Princess stared at me for a second, eyes wide, then walked out, saying I didn’t know and Sorry under her breath like she was doing a Whispers impression. I stayed for a while, playing back the couple of half-decent memories I did have, like the day I figured out how to get the computers in the back to do what I wanted, like a real hacker, or the times the Agency let us go down to the first floor and play with the babies, and then the ones that made my neck shiver, like all the times fosters sent me back ’cause I didn’t fit into any of the smiling family photos—too old, too dark, too “hard to handle.”

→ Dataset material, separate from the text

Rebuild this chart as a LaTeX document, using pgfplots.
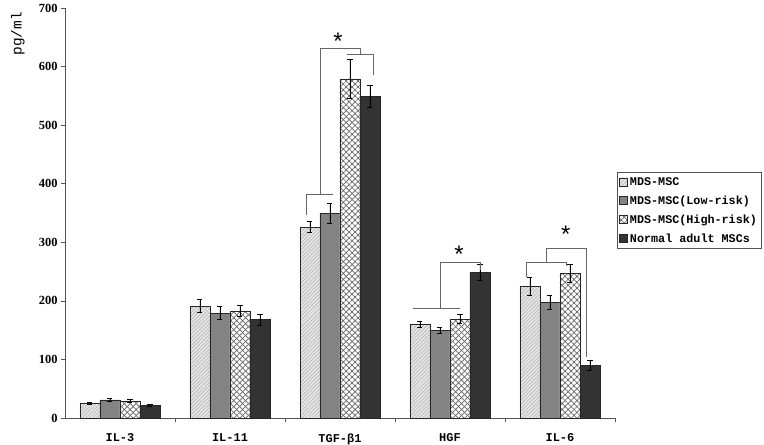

But none of my memories were real the way Princess wanted. They didn’t make my blood jump or my hands get all shaky or my mouth go dry. Not even the bad ones. Not the Reynolds’ dog Butch chasing me ’round their big house, growling and smelling like death and scaring me more than Flash ever had. Not little Bitsy Reynolds laughing and telling me how I seemed nice enough for a dark girl, but Butch hated who he hated and you couldn’t tell a dog any different. Not Mrs. Reynolds looking anywhere but at my face when she brought me back to the Agency, telling Miss Miranda she’d tried but I didn’t know how to fit in and I was riling up the animals and after all, they’d been there first. Not even the day I woke up in the Agency with a throbbing skull and a big ol’ hole of nothing in my head and Miss Miranda telling me I was eight years old and my parents were dead but I’d get a new family by the time I turned ten if I just tried hard enough. Not one goddamned thing.